_Given data_

*-*-*

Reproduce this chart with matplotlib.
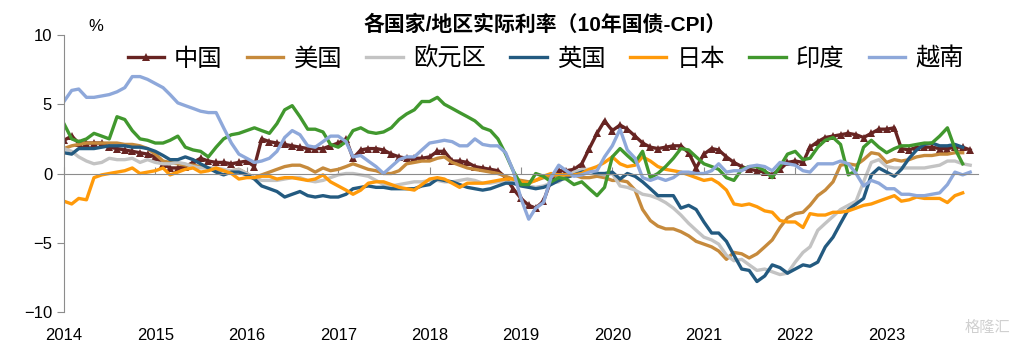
import numpy as np
import pandas as pd
import matplotlib
matplotlib.use("Agg")
import matplotlib.pyplot as plt
import matplotlib.dates as mdates

plt.rcParams['font.family'] = ['Liberation Sans', 'Noto Sans CJK SC', 'DejaVu Sans']
plt.rcParams['axes.unicode_minus'] = True

# monthly, 2014-01 .. 2023-12
dates = pd.date_range('2014-01-01', periods=120, freq='MS')
nan = np.nan

china = [2.4, 2.7, 2.2, 2.2, 2.2, 2.2, 1.9, 1.8, 1.7, 1.6, 1.5, 1.4,
         1.2, 0.7, 0.4, 0.4, 0.5, 0.8, 1.1, 0.9, 0.8, 0.8, 0.7, 0.8,
         0.9, 0.5, 2.5, 2.3, 2.2, 2.1, 2.0, 1.9, 1.8, 1.8, 1.8, 2.0,
         2.2, 2.5, 1.1, 1.7, 1.8, 1.8, 1.7, 1.4, 1.2, 1.1, 1.1, 1.1,
         1.2, 1.6, 1.6, 0.9, 0.9, 0.8, 0.5, 0.4, 0.3, 0.2, -0.3, -1.1,
         -1.8, -2.3, -2.5, -2.0, -0.5, 0.2, 0.2, 0.3, 0.7, 1.8, 2.9, 3.8,
         3.1, 3.5, 3.2, 2.7, 2.2, 1.9, 1.8, 1.9, 2.0, 2.0, 1.5, 0.4,
         1.4, 1.8, 1.7, 1.2, 0.8, 0.5, 0.3, 0.2, 0.1, -0.1, 0.3, 0.8,
         0.9, 0.8, 1.9, 2.3, 2.6, 2.7, 2.8, 2.9, 2.8, 2.6, 2.9, 3.2,
         3.2, 3.3, 1.8, 1.7, 1.9, 1.9, 1.9, 1.8, 1.8, 1.9, 1.9, 1.7]

usa = [1.8, 2.0, 2.1, 2.2, 2.2, 2.2, 2.2, 2.2, 2.1, 2.1, 2.0, 1.8,
       1.4, 0.9, 0.8, 0.7, 0.6, 0.6, 0.5, 0.4, 0.3, 0.2, 0.2, 0.3,
       0.0, -0.3, -0.1, 0.1, 0.3, 0.5, 0.6, 0.6, 0.4, 0.1, 0.4, 0.2,
       0.3, 0.5, 0.7, 0.5, 0.3, 0.2, 0.0, 0.0, 0.2, 0.7, 0.8, 0.9,
       0.9, 1.1, 1.2, 0.8, 0.6, 0.4, 0.3, 0.2, 0.1, 0.0, -0.2, -0.4,
       -0.5, -0.6, -0.5, -0.3, -0.2, -0.1, -0.1, -0.1, -0.3, -0.3, -0.2, -0.3,
       -0.5, -0.5, -0.6, -1.2, -2.6, -3.4, -3.8, -4.0, -4.0, -4.2, -4.5, -4.9,
       -5.1, -5.3, -5.6, -6.2, -5.7, -5.8, -6.1, -5.8, -5.3, -4.8, -3.9, -3.2,
       -2.9, -2.8, -2.3, -1.6, -1.2, -0.6, 0.6, 0.7, 0.6, 1.0, 1.5, 1.4,
       0.8, 1.0, 0.9, 1.0, 1.2, 1.3, 1.3, 1.4, 1.4, 1.5, 1.5, nan]

euro = [1.8, 1.6, 1.2, 0.9, 0.7, 0.8, 1.1, 1.0, 1.0, 1.1, 0.8, 1.0,
        0.8, 0.7, 0.7, 0.8, 0.7, 0.5, 0.4, 0.4, 0.4, 0.3, 0.2, 0.3,
        0.0, -0.3, -0.5, -0.5, -0.5, -0.4, -0.3, -0.3, -0.5, -0.6, -0.5, -0.3,
        -0.1, 0.0, 0.0, -0.1, -0.2, -0.5, -0.8, -0.9, -0.8, -0.7, -0.6, -0.6,
        -0.5, -0.5, -0.6, -0.6, -0.5, -0.4, -0.5, -0.7, -0.7, -0.6, -0.6, -0.7,
        -0.7, -0.9, -1.0, -0.9, -0.7, -0.6, -0.2, 0.1, 0.3, 0.3, 0.0, -0.1,
        0.0, -0.9, -1.0, -1.2, -1.5, -1.6, -1.8, -2.1, -2.5, -3.0, -3.6, -4.1,
        -4.6, -4.8, -5.1, -5.9, -6.3, -6.2, -6.6, -7.0, -6.9, -7.1, -7.3, -7.2,
        -6.4, -5.7, -5.3, -4.1, -3.6, -3.1, -2.6, -2.3, -2.0, -0.6, 0.8, 1.0,
        0.5, 0.4, 0.4, 0.4, 0.4, 0.4, 0.5, 0.6, 0.9, 0.9, 0.7, 0.6]

uk = [1.5, 1.4, 1.8, 1.8, 1.8, 1.9, 2.0, 2.0, 2.0, 1.9, 1.9, 1.8,
      1.6, 1.3, 1.0, 1.0, 1.2, 1.0, 0.7, 0.4, 0.1, -0.1, 0.1, 0.1,
      -0.1, -0.4, -0.9, -1.1, -1.3, -1.7, -1.5, -1.3, -1.6, -1.7, -1.6, -1.7,
      -1.7, -1.5, -1.1, -1.0, -0.9, -1.0, -1.0, -1.1, -1.1, -1.1, -1.1, -0.9,
      -0.8, -0.4, -0.5, -0.6, -0.8, -1.0, -1.1, -1.2, -1.1, -0.9, -0.7, -0.7,
      -0.9, -1.0, -1.1, -1.0, -0.8, -0.5, -0.3, -0.1, 0.1, 0.2, 0.0, 0.0,
      0.1, -0.4, 0.0, -0.2, -0.6, -1.1, -1.6, -1.6, -1.6, -2.5, -2.3, -2.6,
      -3.5, -4.3, -4.3, -4.9, -5.9, -6.9, -7.0, -7.8, -7.4, -6.6, -6.8, -7.2,
      -6.9, -6.6, -6.7, -6.4, -5.3, -4.6, -3.6, -2.6, -2.2, -1.8, -0.1, 0.4,
      0.1, -0.2, 0.3, 1.1, 1.7, 2.1, 2.2, 2.0, 2.0, 2.1, 1.9, nan]

japan = [-2.0, -2.2, -1.8, -1.9, -0.3, -0.1, 0.0, 0.1, 0.2, 0.4, 0.0, 0.1,
         0.2, 0.4, -0.1, 0.1, 0.3, 0.4, 0.1, 0.2, 0.4, 0.2, 0.0, -0.4,
         -0.3, -0.3, -0.2, -0.2, -0.4, -0.3, -0.3, -0.4, -0.5, -0.4, -0.1, -0.6,
         -0.9, -1.2, -1.5, -1.2, -0.7, -0.6, -0.6, -0.8, -1.0, -1.1, -1.2, -0.8,
         -0.4, -0.3, -0.4, -0.7, -1.0, -0.7, -0.7, -0.7, -0.6, -0.5, -0.4, -0.4,
         -0.6, -0.7, -0.5, -0.2, 0.0, -0.1, -0.1, -0.1, 0.0, 0.3, 0.5, 0.8,
         1.2, 0.7, 0.5, 0.6, 1.2, 0.9, 0.5, 0.3, 0.2, 0.1, -0.1, -0.3,
         -0.5, -0.4, -0.7, -1.2, -2.2, -2.3, -2.2, -2.4, -2.7, -2.8, -3.4, -3.5,
         -3.5, -3.9, -2.9, -3.0, -3.0, -2.8, -2.8, -2.7, -2.5, -2.3, -2.2, -2.0,
         -1.8, -1.6, -2.0, -1.9, -1.7, -1.8, -1.8, -1.8, -2.1, -1.6, -1.4, nan]

india = [3.6, 2.5, 2.3, 2.5, 2.9, 2.7, 2.5, 4.1, 3.9, 3.1, 2.5, 2.4,
         2.2, 2.2, 2.4, 2.7, 1.9, 1.7, 1.6, 1.2, 1.9, 2.5, 2.8, 2.9,
         3.1, 3.3, 3.1, 2.9, 3.6, 4.6, 4.9, 4.1, 3.2, 3.2, 3.0, 2.1,
         1.9, 2.3, 3.1, 3.3, 3.0, 2.9, 3.0, 3.3, 3.9, 4.3, 4.6, 5.2,
         5.2, 5.5, 5.0, 4.7, 4.4, 4.1, 3.8, 3.3, 3.1, 2.5, 1.4, 0.2,
         -0.8, -0.8, 0.0, -0.2, -0.6, -0.3, -0.4, -0.8, -0.6, -1.1, -1.6, -1.0,
         1.2, 1.8, 1.3, 0.8, 1.6, -0.3, 0.0, 0.5, 1.1, 1.8, 1.7, 1.2,
         0.7, 0.5, 0.3, -0.3, -0.5, 0.3, 0.5, 0.5, 0.2, -0.3, 0.5, 1.4,
         1.6, 1.0, 1.1, 1.9, 2.4, 2.6, 2.1, -0.1, 0.2, 1.9, 2.4, 1.9,
         1.5, 1.8, 2.0, 2.0, 2.1, 2.2, 2.2, 2.7, 3.3, 1.8, 0.7, nan]

vietnam = [5.2, 6.0, 6.1, 5.5, 5.5, 5.6, 5.7, 5.9, 6.2, 7.0, 7.0, 6.8,
           6.5, 6.2, 5.7, 5.1, 4.9, 4.7, 4.5, 4.4, 4.4, 3.3, 2.2, 1.4,
           1.1, 0.8, 0.9, 1.1, 1.6, 2.6, 3.1, 2.8, 2.0, 1.9, 2.3, 2.7,
           2.7, 2.3, 1.2, 1.3, 0.9, 0.5, 0.0, 0.5, 1.0, 1.2, 1.2, 1.7,
           2.2, 2.3, 2.4, 2.3, 2.0, 2.0, 2.5, 2.1, 2.0, 2.0, 1.5, 0.2,
           -1.8, -3.3, -2.5, -2.1, -0.3, 0.6, 0.2, -0.2, -0.1, 0.1, 0.2, 1.2,
           2.0, 3.2, 1.7, 1.1, -0.3, -0.5, -0.3, -0.5, -0.3, 0.1, 0.1, 0.0,
           0.0, 0.2, 0.7, 0.1, 0.2, 0.2, 0.5, 0.6, 0.5, 0.2, 0.8, 0.7,
           0.6, 0.2, 0.1, 0.7, 0.7, 0.7, 0.9, 0.7, 0.0, -0.9, -0.5, -0.7,
           -1.1, -1.1, -1.5, -1.5, -1.6, -1.6, -1.5, -1.4, -0.8, 0.1, -0.1, 0.1]

names = ['中国', '美国', '欧元区', '英国', '日本', '印度', '越南']
series = [china, usa, euro, uk, japan, india, vietnam]
colors = ['#672422', '#C68A3C', '#C3C3C3', '#235A80', '#FF9A0A', '#41982E', '#8EA8DA']

fig = plt.figure(figsize=(10.15, 3.47), dpi=100)
ax = fig.add_axes([0.063, 0.101, 0.9005, 0.798])

for name, vals, c in zip(names, series, colors):
    if name == '中国':
        ax.plot(dates, vals, color=c, lw=2.4, marker='^', markersize=6,
                markeredgewidth=0, label=name)
    else:
        ax.plot(dates, vals, color=c, lw=2.4, label=name)

ax.set_xlim(pd.Timestamp('2014-01-01'), pd.Timestamp('2024-01-01'))
ax.set_ylim(-10, 10)
ax.set_yticks([-10, -5, 0, 5, 10])
ax.set_yticklabels(['\u221210', '\u22125', '0', '5', '10'])

years = pd.date_range('2014-01-01', '2023-01-01', freq='YS')
ax.set_xticks(years)
ax.xaxis.set_major_formatter(mdates.DateFormatter('%Y'))

for s in ['top', 'right']:
    ax.spines[s].set_visible(False)
ax.spines['left'].set_color('#8C8C8C')
ax.spines['bottom'].set_color('#8C8C8C')
ax.spines['bottom'].set_position(('data', 0))
ax.tick_params(axis='y', colors='#8C8C8C', labelcolor='black', labelsize=12,
               length=5, direction='out')
ax.tick_params(axis='x', colors='#8C8C8C', labelcolor='black', labelsize=12,
               length=5, direction='in', pad=111)

ax.text(0.035, 1.003, '%', transform=ax.transAxes, fontsize=12, ha='center', va='bottom')
fig.text(0.537, 0.93, '各国家/地区实际利率（10年国债-CPI）', ha='center', va='center',
         fontsize=15, fontweight='bold')

ax.legend(loc='upper center', bbox_to_anchor=(0.527, 0.955), ncol=7, frameon=False,
          fontsize=17.5, handlelength=1.5, handletextpad=0.42, columnspacing=1.0,
          borderaxespad=0, borderpad=0)

fig.text(0.995, 0.035, '格隆汇', color='#D0D0D0', fontsize=11, ha='right', va='bottom')

fig.savefig('out.png', dpi=100)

*-*-*

_Given request_
Exactly as they appear, print the lines of the listing above from its first line through the line that contains "nan = np.nan", minus the pictures.

_Answer for the task_
Reproduce this chart with matplotlib.
import numpy as np
import pandas as pd
import matplotlib
matplotlib.use("Agg")
import matplotlib.pyplot as plt
import matplotlib.dates as mdates

plt.rcParams['font.family'] = ['Liberation Sans', 'Noto Sans CJK SC', 'DejaVu Sans']
plt.rcParams['axes.unicode_minus'] = True

# monthly, 2014-01 .. 2023-12
dates = pd.date_range('2014-01-01', periods=120, freq='MS')
nan = np.nan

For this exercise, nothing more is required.